## Exercise directions
Retype verbatim only the lines below, starting at the one that contains "Recreate this image" and ending at the one that contains "11, fontFamily: 'Liberation". Pictures are excluded from the copy.

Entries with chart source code

○ ○ ○ ○

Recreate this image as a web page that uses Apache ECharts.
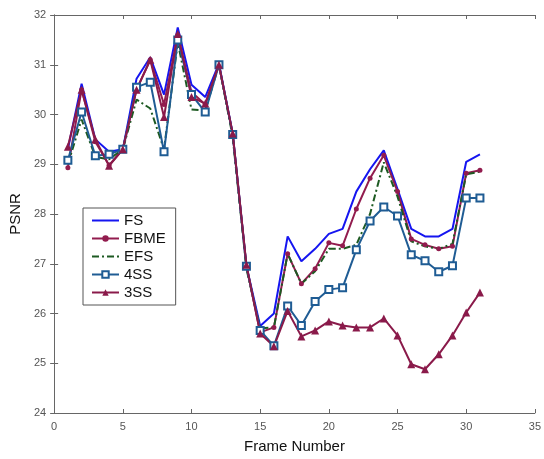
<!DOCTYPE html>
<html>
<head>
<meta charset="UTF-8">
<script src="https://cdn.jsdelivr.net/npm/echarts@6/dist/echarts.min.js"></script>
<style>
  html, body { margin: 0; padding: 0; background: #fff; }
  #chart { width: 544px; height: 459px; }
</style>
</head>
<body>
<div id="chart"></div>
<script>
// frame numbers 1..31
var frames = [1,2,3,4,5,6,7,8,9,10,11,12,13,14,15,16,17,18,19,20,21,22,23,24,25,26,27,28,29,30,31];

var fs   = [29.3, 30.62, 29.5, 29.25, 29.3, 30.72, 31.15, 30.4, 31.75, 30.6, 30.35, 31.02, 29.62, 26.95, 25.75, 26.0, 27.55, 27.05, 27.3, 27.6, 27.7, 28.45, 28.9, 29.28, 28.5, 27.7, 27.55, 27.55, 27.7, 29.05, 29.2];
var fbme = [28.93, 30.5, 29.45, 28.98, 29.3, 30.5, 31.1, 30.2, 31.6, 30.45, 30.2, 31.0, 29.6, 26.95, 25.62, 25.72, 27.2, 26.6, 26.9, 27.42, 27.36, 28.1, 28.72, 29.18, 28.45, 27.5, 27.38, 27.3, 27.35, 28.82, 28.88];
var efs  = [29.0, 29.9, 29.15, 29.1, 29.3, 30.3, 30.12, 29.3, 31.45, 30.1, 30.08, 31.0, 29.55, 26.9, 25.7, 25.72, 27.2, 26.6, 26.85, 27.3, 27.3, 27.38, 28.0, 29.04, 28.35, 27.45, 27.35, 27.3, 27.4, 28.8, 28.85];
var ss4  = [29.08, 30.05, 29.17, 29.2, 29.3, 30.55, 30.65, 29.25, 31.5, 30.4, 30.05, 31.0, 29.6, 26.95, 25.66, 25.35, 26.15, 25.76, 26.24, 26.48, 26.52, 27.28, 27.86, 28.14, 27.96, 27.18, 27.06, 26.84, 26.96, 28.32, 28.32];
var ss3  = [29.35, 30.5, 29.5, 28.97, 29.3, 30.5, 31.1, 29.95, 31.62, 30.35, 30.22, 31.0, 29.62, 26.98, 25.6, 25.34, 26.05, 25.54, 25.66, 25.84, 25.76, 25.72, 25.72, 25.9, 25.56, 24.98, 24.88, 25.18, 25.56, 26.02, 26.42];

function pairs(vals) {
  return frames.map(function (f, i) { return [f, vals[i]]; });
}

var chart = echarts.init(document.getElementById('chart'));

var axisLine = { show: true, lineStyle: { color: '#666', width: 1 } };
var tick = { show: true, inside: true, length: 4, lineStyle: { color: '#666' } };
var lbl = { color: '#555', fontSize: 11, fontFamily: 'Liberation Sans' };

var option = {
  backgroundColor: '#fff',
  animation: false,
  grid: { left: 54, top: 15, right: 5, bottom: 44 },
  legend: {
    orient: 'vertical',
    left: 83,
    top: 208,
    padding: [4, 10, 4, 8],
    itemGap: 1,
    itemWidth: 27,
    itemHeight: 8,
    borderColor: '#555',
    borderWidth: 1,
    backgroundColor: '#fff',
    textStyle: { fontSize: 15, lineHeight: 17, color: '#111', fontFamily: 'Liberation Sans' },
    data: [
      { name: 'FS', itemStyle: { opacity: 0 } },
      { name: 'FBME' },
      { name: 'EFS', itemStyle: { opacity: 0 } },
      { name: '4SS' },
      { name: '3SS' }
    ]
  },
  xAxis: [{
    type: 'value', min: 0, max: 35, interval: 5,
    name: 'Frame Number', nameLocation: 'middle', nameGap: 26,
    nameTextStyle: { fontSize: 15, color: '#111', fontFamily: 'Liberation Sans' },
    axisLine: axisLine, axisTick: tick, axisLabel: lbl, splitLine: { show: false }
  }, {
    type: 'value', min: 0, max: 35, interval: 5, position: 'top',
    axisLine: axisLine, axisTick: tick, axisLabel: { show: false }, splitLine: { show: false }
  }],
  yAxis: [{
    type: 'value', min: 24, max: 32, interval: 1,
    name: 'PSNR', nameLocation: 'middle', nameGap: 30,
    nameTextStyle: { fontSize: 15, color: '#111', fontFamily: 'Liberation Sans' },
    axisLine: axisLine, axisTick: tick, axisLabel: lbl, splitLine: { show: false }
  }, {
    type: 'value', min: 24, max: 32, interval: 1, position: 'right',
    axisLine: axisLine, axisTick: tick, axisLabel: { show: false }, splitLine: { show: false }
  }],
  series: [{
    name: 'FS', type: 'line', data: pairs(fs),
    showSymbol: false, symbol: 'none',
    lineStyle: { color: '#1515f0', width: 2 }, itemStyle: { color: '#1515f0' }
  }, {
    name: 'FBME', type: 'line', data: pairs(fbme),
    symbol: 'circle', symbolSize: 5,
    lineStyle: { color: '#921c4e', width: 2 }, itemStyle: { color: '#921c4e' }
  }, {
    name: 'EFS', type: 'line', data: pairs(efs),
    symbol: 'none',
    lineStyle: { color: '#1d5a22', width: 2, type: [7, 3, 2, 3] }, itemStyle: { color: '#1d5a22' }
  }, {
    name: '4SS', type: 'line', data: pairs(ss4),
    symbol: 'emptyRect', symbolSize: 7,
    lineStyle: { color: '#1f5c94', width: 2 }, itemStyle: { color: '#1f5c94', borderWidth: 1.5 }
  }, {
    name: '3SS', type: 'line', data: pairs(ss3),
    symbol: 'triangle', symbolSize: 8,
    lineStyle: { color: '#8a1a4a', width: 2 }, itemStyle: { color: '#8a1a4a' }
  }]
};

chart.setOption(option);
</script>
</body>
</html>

○ ○ ○ ○

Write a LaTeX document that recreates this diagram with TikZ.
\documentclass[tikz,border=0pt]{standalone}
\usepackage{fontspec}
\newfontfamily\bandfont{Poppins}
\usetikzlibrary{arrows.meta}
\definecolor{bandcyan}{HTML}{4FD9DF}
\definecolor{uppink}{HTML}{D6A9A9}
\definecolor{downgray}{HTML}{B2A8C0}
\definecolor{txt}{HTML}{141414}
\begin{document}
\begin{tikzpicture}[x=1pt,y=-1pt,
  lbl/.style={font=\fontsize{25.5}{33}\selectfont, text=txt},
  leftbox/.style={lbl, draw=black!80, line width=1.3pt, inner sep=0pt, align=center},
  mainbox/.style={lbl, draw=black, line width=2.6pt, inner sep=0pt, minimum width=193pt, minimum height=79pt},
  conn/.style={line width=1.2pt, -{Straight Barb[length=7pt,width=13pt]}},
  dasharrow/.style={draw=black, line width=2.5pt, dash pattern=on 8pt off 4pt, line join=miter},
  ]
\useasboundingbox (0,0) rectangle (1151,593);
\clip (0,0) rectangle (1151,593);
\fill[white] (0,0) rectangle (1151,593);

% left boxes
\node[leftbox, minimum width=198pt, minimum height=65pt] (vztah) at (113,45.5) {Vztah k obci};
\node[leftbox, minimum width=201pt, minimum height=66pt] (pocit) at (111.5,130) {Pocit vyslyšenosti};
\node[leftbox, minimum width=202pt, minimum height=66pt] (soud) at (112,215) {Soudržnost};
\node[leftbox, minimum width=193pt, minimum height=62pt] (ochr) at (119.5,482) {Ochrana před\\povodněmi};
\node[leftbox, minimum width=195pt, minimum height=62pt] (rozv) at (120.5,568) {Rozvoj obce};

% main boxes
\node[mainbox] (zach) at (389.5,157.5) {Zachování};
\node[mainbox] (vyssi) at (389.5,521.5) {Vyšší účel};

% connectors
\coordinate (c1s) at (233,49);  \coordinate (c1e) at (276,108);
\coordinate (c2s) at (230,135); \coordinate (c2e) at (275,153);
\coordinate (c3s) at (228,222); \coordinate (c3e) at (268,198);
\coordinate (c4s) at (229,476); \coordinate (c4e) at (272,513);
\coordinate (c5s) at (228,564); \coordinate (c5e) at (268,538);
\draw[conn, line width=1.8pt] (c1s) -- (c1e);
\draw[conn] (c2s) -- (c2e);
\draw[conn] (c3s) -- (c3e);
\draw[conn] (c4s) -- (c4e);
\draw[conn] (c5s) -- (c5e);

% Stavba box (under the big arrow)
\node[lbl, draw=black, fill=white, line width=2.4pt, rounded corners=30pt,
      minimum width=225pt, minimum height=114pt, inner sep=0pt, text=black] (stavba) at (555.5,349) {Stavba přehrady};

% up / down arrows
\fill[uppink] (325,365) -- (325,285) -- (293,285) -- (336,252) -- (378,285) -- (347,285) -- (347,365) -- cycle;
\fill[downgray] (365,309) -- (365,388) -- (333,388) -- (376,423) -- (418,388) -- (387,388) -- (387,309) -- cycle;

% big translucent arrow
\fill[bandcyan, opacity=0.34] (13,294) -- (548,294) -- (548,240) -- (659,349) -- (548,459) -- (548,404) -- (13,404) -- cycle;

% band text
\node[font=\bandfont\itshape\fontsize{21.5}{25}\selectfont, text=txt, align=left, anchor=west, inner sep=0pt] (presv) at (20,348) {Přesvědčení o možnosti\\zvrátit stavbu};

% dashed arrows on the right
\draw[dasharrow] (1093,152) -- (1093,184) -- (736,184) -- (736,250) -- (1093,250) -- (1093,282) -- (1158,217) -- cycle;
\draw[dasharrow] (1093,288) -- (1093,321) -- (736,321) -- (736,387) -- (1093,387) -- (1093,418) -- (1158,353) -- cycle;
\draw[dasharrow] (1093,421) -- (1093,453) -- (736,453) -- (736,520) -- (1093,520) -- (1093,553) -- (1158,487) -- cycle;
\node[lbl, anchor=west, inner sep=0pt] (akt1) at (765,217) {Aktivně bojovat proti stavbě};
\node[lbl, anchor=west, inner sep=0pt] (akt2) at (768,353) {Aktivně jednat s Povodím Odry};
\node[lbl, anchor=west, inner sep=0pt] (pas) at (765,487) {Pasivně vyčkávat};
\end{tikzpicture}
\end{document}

○ ○ ○ ○

## Completed task
Recreate this image as a web page that uses Apache ECharts.
<!DOCTYPE html>
<html>
<head>
<meta charset="UTF-8">
<script src="https://cdn.jsdelivr.net/npm/echarts@6/dist/echarts.min.js"></script>
<style>
  html, body { margin: 0; padding: 0; background: #fff; }
  #chart { width: 544px; height: 459px; }
</style>
</head>
<body>
<div id="chart"></div>
<script>
// frame numbers 1..31
var frames = [1,2,3,4,5,6,7,8,9,10,11,12,13,14,15,16,17,18,19,20,21,22,23,24,25,26,27,28,29,30,31];

var fs   = [29.3, 30.62, 29.5, 29.25, 29.3, 30.72, 31.15, 30.4, 31.75, 30.6, 30.35, 31.02, 29.62, 26.95, 25.75, 26.0, 27.55, 27.05, 27.3, 27.6, 27.7, 28.45, 28.9, 29.28, 28.5, 27.7, 27.55, 27.55, 27.7, 29.05, 29.2];
var fbme = [28.93, 30.5, 29.45, 28.98, 29.3, 30.5, 31.1, 30.2, 31.6, 30.45, 30.2, 31.0, 29.6, 26.95, 25.62, 25.72, 27.2, 26.6, 26.9, 27.42, 27.36, 28.1, 28.72, 29.18, 28.45, 27.5, 27.38, 27.3, 27.35, 28.82, 28.88];
var efs  = [29.0, 29.9, 29.15, 29.1, 29.3, 30.3, 30.12, 29.3, 31.45, 30.1, 30.08, 31.0, 29.55, 26.9, 25.7, 25.72, 27.2, 26.6, 26.85, 27.3, 27.3, 27.38, 28.0, 29.04, 28.35, 27.45, 27.35, 27.3, 27.4, 28.8, 28.85];
var ss4  = [29.08, 30.05, 29.17, 29.2, 29.3, 30.55, 30.65, 29.25, 31.5, 30.4, 30.05, 31.0, 29.6, 26.95, 25.66, 25.35, 26.15, 25.76, 26.24, 26.48, 26.52, 27.28, 27.86, 28.14, 27.96, 27.18, 27.06, 26.84, 26.96, 28.32, 28.32];
var ss3  = [29.35, 30.5, 29.5, 28.97, 29.3, 30.5, 31.1, 29.95, 31.62, 30.35, 30.22, 31.0, 29.62, 26.98, 25.6, 25.34, 26.05, 25.54, 25.66, 25.84, 25.76, 25.72, 25.72, 25.9, 25.56, 24.98, 24.88, 25.18, 25.56, 26.02, 26.42];

function pairs(vals) {
  return frames.map(function (f, i) { return [f, vals[i]]; });
}

var chart = echarts.init(document.getElementById('chart'));

var axisLine = { show: true, lineStyle: { color: '#666', width: 1 } };
var tick = { show: true, inside: true, length: 4, lineStyle: { color: '#666' } };
var lbl = { color: '#555', fontSize: 11, fontFamily: 'Liberation Sans' };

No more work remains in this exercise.